# DIRECTIVE:
Print exactly what lies from the line with "Convert this chart to matplotlib code." down to the line with "import matplotlib.pyplot as plt", counting both of those lines, but not the pictures.

# RECORD LIST:

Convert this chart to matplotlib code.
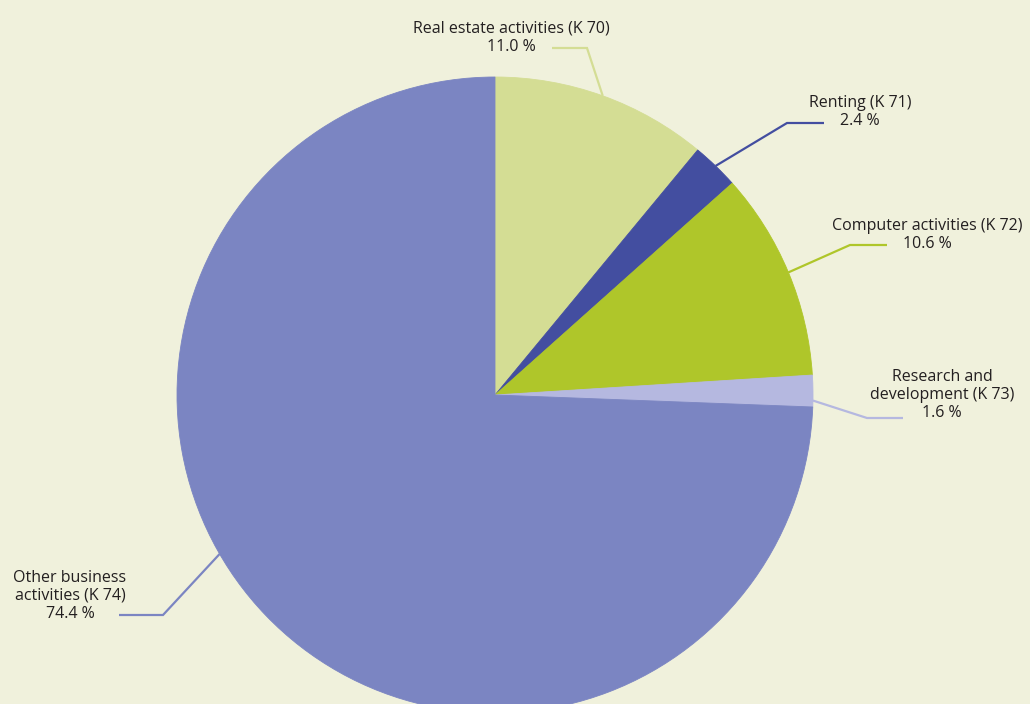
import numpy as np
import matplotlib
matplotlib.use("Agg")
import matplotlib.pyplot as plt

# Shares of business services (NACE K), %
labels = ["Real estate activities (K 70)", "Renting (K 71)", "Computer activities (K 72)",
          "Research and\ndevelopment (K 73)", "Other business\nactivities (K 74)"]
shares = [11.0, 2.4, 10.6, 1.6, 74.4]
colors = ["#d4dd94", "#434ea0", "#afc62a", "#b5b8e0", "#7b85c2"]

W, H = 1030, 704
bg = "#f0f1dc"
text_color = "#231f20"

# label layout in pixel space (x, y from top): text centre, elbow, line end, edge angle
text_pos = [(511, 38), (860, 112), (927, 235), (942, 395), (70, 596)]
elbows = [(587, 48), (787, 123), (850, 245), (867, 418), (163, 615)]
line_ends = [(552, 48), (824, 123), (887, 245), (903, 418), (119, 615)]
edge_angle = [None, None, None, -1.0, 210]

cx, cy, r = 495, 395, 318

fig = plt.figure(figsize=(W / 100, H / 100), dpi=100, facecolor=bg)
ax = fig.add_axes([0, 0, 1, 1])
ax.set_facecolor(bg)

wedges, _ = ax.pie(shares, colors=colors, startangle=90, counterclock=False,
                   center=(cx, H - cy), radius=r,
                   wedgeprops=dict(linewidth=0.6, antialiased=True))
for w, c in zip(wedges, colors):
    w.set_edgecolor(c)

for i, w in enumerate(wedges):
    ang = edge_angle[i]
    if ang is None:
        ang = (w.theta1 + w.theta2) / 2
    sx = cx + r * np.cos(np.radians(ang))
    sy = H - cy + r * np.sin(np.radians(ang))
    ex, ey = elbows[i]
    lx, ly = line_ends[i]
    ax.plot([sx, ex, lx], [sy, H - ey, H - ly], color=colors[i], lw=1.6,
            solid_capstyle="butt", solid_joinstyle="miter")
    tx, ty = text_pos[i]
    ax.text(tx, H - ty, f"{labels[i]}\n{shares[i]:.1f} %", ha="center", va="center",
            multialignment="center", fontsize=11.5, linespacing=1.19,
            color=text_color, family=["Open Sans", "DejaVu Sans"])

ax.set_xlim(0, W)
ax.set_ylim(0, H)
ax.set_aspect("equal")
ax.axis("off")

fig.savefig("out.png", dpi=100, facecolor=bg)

==

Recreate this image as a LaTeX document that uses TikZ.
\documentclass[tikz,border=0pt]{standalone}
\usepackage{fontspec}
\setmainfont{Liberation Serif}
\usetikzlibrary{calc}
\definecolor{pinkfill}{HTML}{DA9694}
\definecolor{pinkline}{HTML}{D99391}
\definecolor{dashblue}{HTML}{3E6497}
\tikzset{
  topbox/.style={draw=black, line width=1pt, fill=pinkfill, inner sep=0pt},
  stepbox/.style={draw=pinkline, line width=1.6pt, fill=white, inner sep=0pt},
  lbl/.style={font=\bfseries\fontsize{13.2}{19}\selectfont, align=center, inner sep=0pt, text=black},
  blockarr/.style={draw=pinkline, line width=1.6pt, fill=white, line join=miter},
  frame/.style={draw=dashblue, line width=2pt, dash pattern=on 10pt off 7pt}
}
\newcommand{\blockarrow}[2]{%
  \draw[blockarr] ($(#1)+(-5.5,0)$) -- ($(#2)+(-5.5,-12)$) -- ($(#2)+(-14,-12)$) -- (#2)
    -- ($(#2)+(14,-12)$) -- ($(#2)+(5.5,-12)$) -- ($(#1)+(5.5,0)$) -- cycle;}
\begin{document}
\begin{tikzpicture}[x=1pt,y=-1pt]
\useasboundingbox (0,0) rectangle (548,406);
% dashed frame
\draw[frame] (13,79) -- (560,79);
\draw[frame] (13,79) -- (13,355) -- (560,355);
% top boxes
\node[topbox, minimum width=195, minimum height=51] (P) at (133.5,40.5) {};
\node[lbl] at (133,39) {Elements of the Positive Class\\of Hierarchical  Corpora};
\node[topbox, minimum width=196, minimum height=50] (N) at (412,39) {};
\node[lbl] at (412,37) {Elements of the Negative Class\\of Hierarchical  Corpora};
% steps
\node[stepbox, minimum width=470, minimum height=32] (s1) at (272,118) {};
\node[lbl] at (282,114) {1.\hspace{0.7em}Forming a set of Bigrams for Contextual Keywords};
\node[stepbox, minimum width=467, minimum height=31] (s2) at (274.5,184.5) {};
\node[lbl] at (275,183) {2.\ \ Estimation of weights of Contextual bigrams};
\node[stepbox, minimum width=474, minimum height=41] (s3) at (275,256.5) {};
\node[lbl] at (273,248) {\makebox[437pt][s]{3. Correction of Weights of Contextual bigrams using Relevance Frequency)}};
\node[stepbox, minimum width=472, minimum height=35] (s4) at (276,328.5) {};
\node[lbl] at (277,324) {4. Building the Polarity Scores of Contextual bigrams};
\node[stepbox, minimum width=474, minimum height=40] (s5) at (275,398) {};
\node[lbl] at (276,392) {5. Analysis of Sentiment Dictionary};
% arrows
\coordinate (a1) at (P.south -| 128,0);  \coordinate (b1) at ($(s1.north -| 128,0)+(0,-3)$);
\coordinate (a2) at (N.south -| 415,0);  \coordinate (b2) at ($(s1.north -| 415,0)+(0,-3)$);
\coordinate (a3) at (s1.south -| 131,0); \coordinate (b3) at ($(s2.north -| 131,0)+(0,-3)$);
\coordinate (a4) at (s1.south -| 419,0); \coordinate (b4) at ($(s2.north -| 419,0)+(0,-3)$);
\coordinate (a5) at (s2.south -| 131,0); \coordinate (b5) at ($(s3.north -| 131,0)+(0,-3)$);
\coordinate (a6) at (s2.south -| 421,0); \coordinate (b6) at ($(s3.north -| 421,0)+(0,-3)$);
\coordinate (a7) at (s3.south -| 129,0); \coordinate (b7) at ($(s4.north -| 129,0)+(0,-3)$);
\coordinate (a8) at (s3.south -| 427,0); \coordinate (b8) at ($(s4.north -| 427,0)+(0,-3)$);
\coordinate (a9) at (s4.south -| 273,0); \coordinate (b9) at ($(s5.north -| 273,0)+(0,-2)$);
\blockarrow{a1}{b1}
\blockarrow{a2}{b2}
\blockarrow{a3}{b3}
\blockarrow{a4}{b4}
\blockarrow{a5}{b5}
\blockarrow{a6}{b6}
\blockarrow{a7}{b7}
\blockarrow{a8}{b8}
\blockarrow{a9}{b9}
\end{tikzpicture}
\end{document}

--

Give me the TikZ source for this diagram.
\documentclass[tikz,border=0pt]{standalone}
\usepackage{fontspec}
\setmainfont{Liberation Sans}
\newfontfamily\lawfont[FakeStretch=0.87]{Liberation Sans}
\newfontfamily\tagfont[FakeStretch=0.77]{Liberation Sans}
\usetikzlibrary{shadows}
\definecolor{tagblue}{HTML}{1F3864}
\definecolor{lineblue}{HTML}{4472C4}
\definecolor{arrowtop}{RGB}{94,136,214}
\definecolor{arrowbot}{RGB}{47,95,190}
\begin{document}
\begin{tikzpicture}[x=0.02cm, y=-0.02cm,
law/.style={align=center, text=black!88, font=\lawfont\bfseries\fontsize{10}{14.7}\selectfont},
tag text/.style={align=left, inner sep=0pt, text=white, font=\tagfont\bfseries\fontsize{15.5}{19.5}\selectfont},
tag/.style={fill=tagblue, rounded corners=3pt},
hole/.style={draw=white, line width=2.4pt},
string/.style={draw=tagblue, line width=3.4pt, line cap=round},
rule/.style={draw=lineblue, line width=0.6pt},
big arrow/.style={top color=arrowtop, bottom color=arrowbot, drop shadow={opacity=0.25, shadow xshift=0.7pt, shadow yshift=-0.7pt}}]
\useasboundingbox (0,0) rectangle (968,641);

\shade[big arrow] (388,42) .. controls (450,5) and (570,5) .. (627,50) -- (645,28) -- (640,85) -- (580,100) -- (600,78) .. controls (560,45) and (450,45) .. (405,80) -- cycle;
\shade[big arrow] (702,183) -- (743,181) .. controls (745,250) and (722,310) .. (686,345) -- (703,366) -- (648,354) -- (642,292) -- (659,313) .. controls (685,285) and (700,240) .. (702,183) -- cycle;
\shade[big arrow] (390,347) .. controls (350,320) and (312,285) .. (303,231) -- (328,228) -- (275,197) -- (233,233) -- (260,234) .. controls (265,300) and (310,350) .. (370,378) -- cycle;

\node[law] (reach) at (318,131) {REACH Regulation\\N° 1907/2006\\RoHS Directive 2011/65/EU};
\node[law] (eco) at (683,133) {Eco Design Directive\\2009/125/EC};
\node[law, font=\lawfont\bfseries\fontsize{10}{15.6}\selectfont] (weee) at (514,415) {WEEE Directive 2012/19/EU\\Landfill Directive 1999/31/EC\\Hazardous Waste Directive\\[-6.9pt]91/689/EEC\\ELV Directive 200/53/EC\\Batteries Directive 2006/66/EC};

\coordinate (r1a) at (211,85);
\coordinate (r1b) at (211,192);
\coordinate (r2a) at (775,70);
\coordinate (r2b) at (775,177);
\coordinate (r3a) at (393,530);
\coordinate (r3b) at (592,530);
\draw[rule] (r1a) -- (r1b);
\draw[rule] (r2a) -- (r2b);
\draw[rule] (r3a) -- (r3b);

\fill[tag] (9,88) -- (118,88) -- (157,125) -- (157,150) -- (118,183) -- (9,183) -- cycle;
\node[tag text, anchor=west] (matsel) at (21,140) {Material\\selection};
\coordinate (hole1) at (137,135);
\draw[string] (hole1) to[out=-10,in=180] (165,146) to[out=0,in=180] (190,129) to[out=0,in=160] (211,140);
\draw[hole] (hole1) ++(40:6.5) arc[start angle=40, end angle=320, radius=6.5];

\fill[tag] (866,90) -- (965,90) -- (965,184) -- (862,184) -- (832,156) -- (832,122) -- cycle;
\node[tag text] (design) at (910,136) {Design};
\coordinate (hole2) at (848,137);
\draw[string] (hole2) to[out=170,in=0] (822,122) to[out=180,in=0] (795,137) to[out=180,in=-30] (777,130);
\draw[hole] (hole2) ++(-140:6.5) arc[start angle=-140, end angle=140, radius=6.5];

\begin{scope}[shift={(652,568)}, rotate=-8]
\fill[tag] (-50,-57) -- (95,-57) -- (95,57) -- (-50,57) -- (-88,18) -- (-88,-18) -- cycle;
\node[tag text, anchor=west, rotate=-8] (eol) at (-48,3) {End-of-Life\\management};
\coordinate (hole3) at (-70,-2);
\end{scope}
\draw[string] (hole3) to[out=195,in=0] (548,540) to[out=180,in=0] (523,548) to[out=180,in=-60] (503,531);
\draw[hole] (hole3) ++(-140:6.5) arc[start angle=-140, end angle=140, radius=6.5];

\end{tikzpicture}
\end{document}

# RESULT OF THIS EXERCISE:
Convert this chart to matplotlib code.
import numpy as np
import matplotlib
matplotlib.use("Agg")
import matplotlib.pyplot as plt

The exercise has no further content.